One scripted language is not that much slower if the proper setup of the end result is refreshed at a much lower framerate then the actual game. A script should be "compiled", and only that binary be transmitted between clients. This is how games like Second Life has done it for over a decade without problems. And everyone can see the end result without bandwith being an issue. HTML with SVGA is a bandwidth hog, no doubt about that.

 

So the only way that "LUA only" scripting would work though is if they add in the proper functions that everyone would need. Booleans, Arcs, Circles, Rectangles, Polygons, Beziers and Lines, filled and unfilled. These would be a must, otherwise it would take away the ability that SVG currently gives us.

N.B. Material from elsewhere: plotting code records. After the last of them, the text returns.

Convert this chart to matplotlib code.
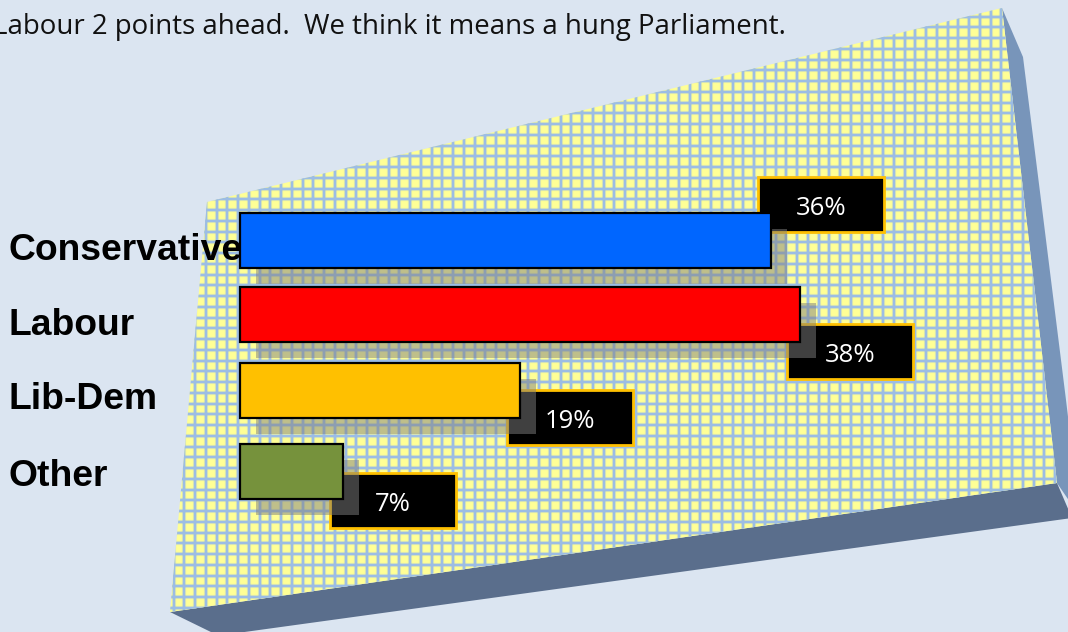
import matplotlib
matplotlib.use('Agg')
import matplotlib.pyplot as plt
import numpy as np
from matplotlib.patches import Polygon, Rectangle
from matplotlib.transforms import offset_copy

# poll shares
parties = ['Conservative', 'Labour', 'Lib-Dem', 'Other']
shares = [36, 38, 19, 7]
bar_colors = ['#0066FF', '#FF0000', '#FFC000', '#76923C']

headline = 'Labour 2 points ahead.  We think it means a hung Parliament.'

# layout in pixels
W, H = 1068, 632
rows = [240.5, 314.5, 390.5, 471.5]
name_rows = [250, 325.5, 399.5, 476]
box_shift = [-36, 37, 27, 29]
bar_left = 240
px_per_point = 14.74
bar_height = 55
box_w, box_h = 126, 55

fig = plt.figure(figsize=(W / 100, H / 100), dpi=100, facecolor='#DBE5F1')

# tilted backdrop with two side faces
back = fig.add_axes([0, 0, 1, 1])
back.set_xlim(0, W)
back.set_ylim(H, 0)
back.axis('off')

right_face = Polygon([(1002, 8), (1023, 57), (1041, 200), (1066, 400), (1072, 450), (1072, 505), (1057, 483)],
                     closed=True, fc='#7895BA', ec='none')
bottom_face = Polygon([(170, 612), (1057, 483), (1072, 518), (230, 634), (215, 634)],
                      closed=True, fc='#5A6E8C', ec='none')
back.add_patch(right_face)
back.add_patch(bottom_face)

plane = Polygon([(207, 202), (1002, 8), (1057, 483), (170, 612)], closed=True, fc='#FFFF96', ec='none')
back.add_patch(plane)

# lattice: soft halo under a narrower core line
step = 10.75
for x in np.arange(216.7 - 6 * step, W, step):
    for lw, alpha in [(3.0, 0.3), (1.7, 1)]:
        ln = back.plot([x, x], [0, H], color='#9CBDE4', lw=lw, alpha=alpha, solid_capstyle='butt')[0]
        ln.set_clip_path(plane)
for y in np.arange(210 - 20 * step, H, step):
    for lw, alpha in [(3.0, 0.3), (1.7, 1)]:
        ln = back.plot([0, W], [y, y], color='#9CBDE4', lw=lw, alpha=alpha, solid_capstyle='butt')[0]
        ln.set_clip_path(plane)

back.text(-7, 27, headline, family='Open Sans', fontsize=19.9, color='#111111', va='center', ha='left')

# bars
ax = fig.add_axes([0, 0, 1, 1])
ax.patch.set_alpha(0)
ax.set_xlim(-bar_left / px_per_point, (W - bar_left) / px_per_point)
ax.set_ylim(H, 0)
ax.axis('off')

for row, val, dy in zip(rows, shares, box_shift):
    left = val - 13 / px_per_point
    ax.add_patch(Rectangle((left, row + dy - box_h / 2), box_w / px_per_point, box_h,
                           fc='black', ec='#FFC000', lw=2, zorder=2))
    ax.text(left + box_w / 2 / px_per_point, row + dy + 4, f'{val}%', color='white',
            family='Open Sans', fontsize=18.5, ha='center', va='center', zorder=6)

shadow_tr = offset_copy(ax.transData, fig=fig, x=16, y=-16, units='dots')
ax.barh(rows, shares, height=bar_height, color='#808080', alpha=0.5, transform=shadow_tr, zorder=3)
ax.barh(rows, shares, height=bar_height, color=bar_colors, edgecolor='black', linewidth=1.6, zorder=4)

for row, name in zip(name_rows, parties):
    ax.text((8 - bar_left) / px_per_point, row, name, family='Liberation Sans', fontweight='bold',
            fontsize=26.8, color='black', ha='left', va='center', zorder=5)

fig.savefig('out.png', dpi=100, facecolor=fig.get_facecolor())
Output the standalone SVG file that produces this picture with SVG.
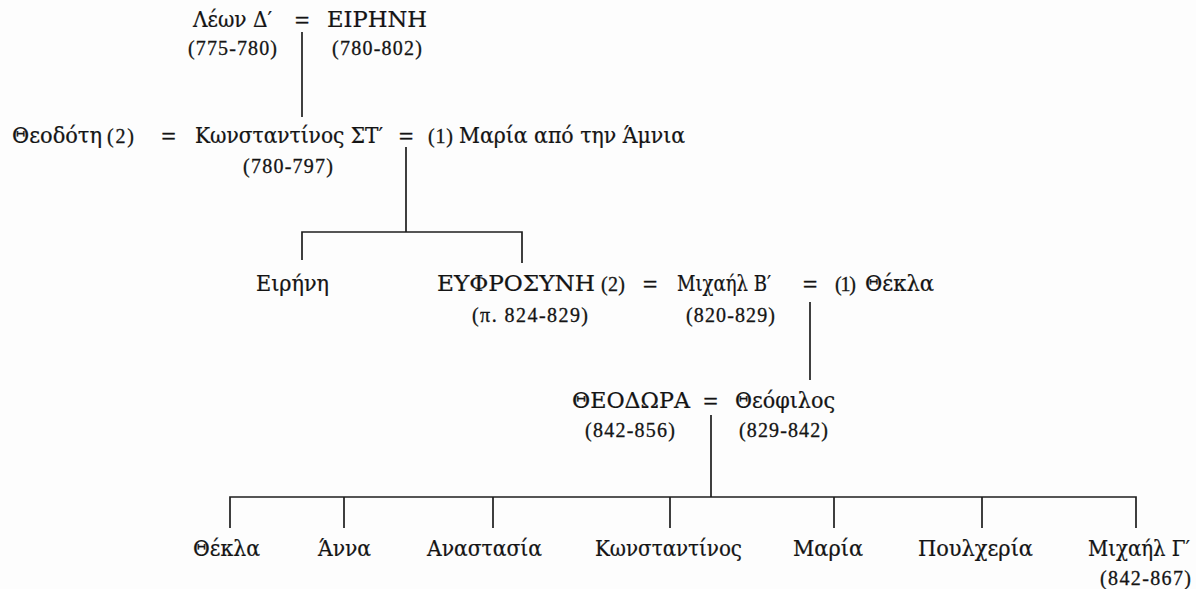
<svg xmlns="http://www.w3.org/2000/svg" width="1196" height="589" viewBox="0 0 1196 589">
<style>
text{font-family:"Liberation Serif","Times New Roman",serif;fill:#141414;stroke:#141414;stroke-width:0.3}
.n{font-family:"DejaVu Serif","Liberation Serif",serif;font-stretch:condensed;font-size:22px;stroke-width:0.22}
.d{font-size:20px}
.s{font-size:20px}
.eq{font-size:26px;text-anchor:middle}
.ln{stroke:#1e1e1e;stroke-width:1.7;fill:none}
</style>
<rect width="1196" height="589" fill="#fdfdfd"/>
<g id="connectors">
<path class="ln" d="M302 32V117"/>
<path class="ln" d="M406 147V232M302 260V232H522V263"/>
<path class="ln" d="M810 302V380"/>
<path class="ln" d="M711 415V497M230 528V497H1136V528M344 497V528M493 497V528M670 497V528M834 497V528M982 497V528"/>
</g>
<g id="leon">
<text class="n" x="193" y="27" textLength="79" lengthAdjust="spacingAndGlyphs">Λέων Δ′</text>
<text class="d" x="188" y="55" textLength="89">(775-780)</text>
</g>
<text class="eq" x="302" y="28.5">=</text>
<g id="eirini">
<text class="n" x="327" y="27" textLength="100" lengthAdjust="spacingAndGlyphs">ΕΙΡΗΝΗ</text>
<text class="d" x="332" y="55" textLength="90">(780-802)</text>
</g>
<g id="theodoti">
<text class="n" x="12" y="143" textLength="90" lengthAdjust="spacingAndGlyphs">Θεοδότη</text>
<text class="s" x="107" y="143" textLength="27">(2)</text>
</g>
<text class="eq" x="168.5" y="144.5">=</text>
<g id="konstantinos6">
<text class="n" x="195" y="143" textLength="188" lengthAdjust="spacingAndGlyphs">Κωνσταντίνος ΣΤ′</text>
<text class="d" x="243" y="173" textLength="90">(780-797)</text>
</g>
<text class="eq" x="406" y="144.5">=</text>
<g id="maria-amnia">
<text class="s" x="428" y="143" textLength="25">(1)</text>
<text class="n" x="459" y="143" textLength="226" lengthAdjust="spacingAndGlyphs">Μαρία από την Άμνια</text>
</g>
<g id="eirini-daughter">
<text class="n" x="256" y="291" textLength="73" lengthAdjust="spacingAndGlyphs">Ειρήνη</text>
</g>
<g id="efrosyni">
<text class="n" x="437" y="291" textLength="158" lengthAdjust="spacingAndGlyphs">ΕΥΦΡΟΣΥΝΗ</text>
<text class="s" x="601" y="291" textLength="24">(2)</text>
<text class="d" x="472" y="322" textLength="116">(π. 824-829)</text>
</g>
<text class="eq" x="650" y="292.5">=</text>
<g id="michael2">
<text class="n" x="677" y="291" textLength="94" lengthAdjust="spacingAndGlyphs">Μιχαήλ Β′</text>
<text class="d" x="686" y="322" textLength="89">(820-829)</text>
</g>
<text class="eq" x="810" y="292.5">=</text>
<g id="thekla-wife">
<text class="s" x="835" y="291" textLength="21">(1)</text>
<text class="n" x="865" y="291" textLength="69" lengthAdjust="spacingAndGlyphs">Θέκλα</text>
</g>
<g id="theodora">
<text class="n" x="572" y="408" textLength="118" lengthAdjust="spacingAndGlyphs">ΘΕΟΔΩΡΑ</text>
<text class="d" x="585" y="437" textLength="90">(842-856)</text>
</g>
<text class="eq" x="710.5" y="409.5">=</text>
<g id="theofilos">
<text class="n" x="735" y="408" textLength="100" lengthAdjust="spacingAndGlyphs">Θεόφιλος</text>
<text class="d" x="739" y="437" textLength="89">(829-842)</text>
</g>
<g id="thekla"><text class="n" x="193" y="556" textLength="67" lengthAdjust="spacingAndGlyphs">Θέκλα</text></g>
<g id="anna"><text class="n" x="318" y="556" textLength="53" lengthAdjust="spacingAndGlyphs">Άννα</text></g>
<g id="anastasia"><text class="n" x="427" y="556" textLength="115" lengthAdjust="spacingAndGlyphs">Αναστασία</text></g>
<g id="konstantinos"><text class="n" x="595" y="556" textLength="147" lengthAdjust="spacingAndGlyphs">Κωνσταντίνος</text></g>
<g id="maria"><text class="n" x="793" y="556" textLength="70" lengthAdjust="spacingAndGlyphs">Μαρία</text></g>
<g id="poulcheria"><text class="n" x="918" y="556" textLength="115" lengthAdjust="spacingAndGlyphs">Πουλχερία</text></g>
<g id="michael3">
<text class="n" x="1088" y="556" textLength="102" lengthAdjust="spacingAndGlyphs">Μιχαήλ Γ′</text>
<text class="d" x="1100" y="585" textLength="91">(842-867)</text>
</g>
</svg>
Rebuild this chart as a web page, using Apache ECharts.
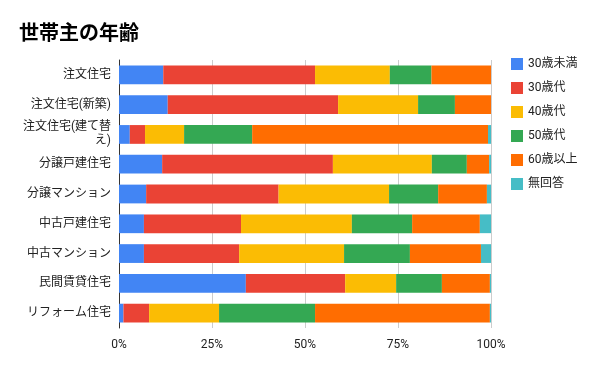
<!DOCTYPE html>
<html><head><meta charset="utf-8">
<script src="https://cdn.jsdelivr.net/npm/echarts@6/dist/echarts.min.js"></script>
<style>html,body{margin:0;padding:0;background:#fff}#c{width:600px;height:371px}</style>
</head><body><div id="c"></div>
<script>
const categories = ["注文住宅","注文住宅(新築)","注文住宅(建て替え)","分譲戸建住宅","分譲マンション","中古戸建住宅","中古マンション","民間賃貸住宅","リフォーム住宅"];
const seriesNames = ["30歳未満","30歳代","40歳代","50歳代","60歳以上","無回答"];
const under30 = [11.9,13.1,2.9,11.6,7.3,6.7,6.7,34.1,1.2];
const age30s  = [40.8,45.8,4.1,45.9,35.6,26.1,25.6,26.7,6.9];
const age40s  = [20.1,21.5,10.5,26.6,29.7,29.8,28.2,13.7,18.8];
const age50s  = [11.2,9.9,18.3,9.4,13.2,16.2,17.7,12.3,25.8];
const age60plus = [16.0,9.7,63.4,6.0,13.1,18.2,19.1,12.9,47.0];
const noAnswer = [0,0,0.8,0.5,1.1,3.0,2.7,0.3,0.3];
const xTicks = [0,25,50,75,100];
const colors = ["#4285F4","#EA4335","#FBBC04","#34A853","#FF6D01","#46BDC6"];
const values = [under30, age30s, age40s, age50s, age60plus, noAnswer];
const font = "Roboto, 'Noto Sans CJK JP', sans-serif";
const chart = echarts.init(document.getElementById('c'));
chart.setOption({
  animation:false,
  title:{text:"世帯主の年齢",left:14,top:20,textStyle:{fontSize:20,fontWeight:'bold',color:'#000',fontFamily:font}},
  legend:{orient:'vertical',left:506,top:53,itemWidth:12,itemHeight:12,itemGap:12,icon:'rect',
    data:seriesNames,textStyle:{fontSize:12,color:'#222',fontFamily:font}},
  grid:{left:119,right:109,top:60,bottom:43,containLabel:false},
  xAxis:{type:'value',min:xTicks[0],max:xTicks[xTicks.length-1],interval:25,
    axisLabel:{formatter:v=>v+'%',color:'#222',fontSize:12,fontFamily:font,margin:11},
    splitLine:{lineStyle:{color:'#ccc'}},axisLine:{show:false},axisTick:{show:false}},
  yAxis:{type:'category',data:categories,inverse:true,
    axisLine:{show:true,lineStyle:{color:'#333'}},axisTick:{show:false},
    axisLabel:{color:'#222',fontSize:12,fontFamily:font,margin:8,lineHeight:14,
      formatter:s=>s.length>9?s.slice(0,8)+'\n'+s.slice(8):s}},
  series: seriesNames.map((n,i)=>({name:n,type:'bar',stack:'a',barWidth:'63%',
    itemStyle:{color:colors[i]},data:values[i]}))
});
</script></body></html>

Also, sending a texture of a screen that was drawn with LUA as a one time send, unless it's updated, is a lot less Bandwidth then sending HTML /  SVG constantly. And that one texture would just be rendered on the client side once it has been sent. And then any smaller portion of the screen that has been updated, only that section in compiled LUA binary form would be sent to the client, which could then render on their end. Then to sync player screens would only need some sort of verification between clients ( players ) and server.

EDIT : For those who claim JIT for LUA, you CAN have any scripted language compiled down to binary. Even the Unity Viewer does this now. ( It didn't always do this in the past. ) Game companies like Linden Labs has been using this technique for over a decade with much success.

EDIT 2 : By the way, for all of this to function smoothly and work correctly, it MUST be scalable. You can't send a 1080p texture to every person. It has to scale according to distance of the player.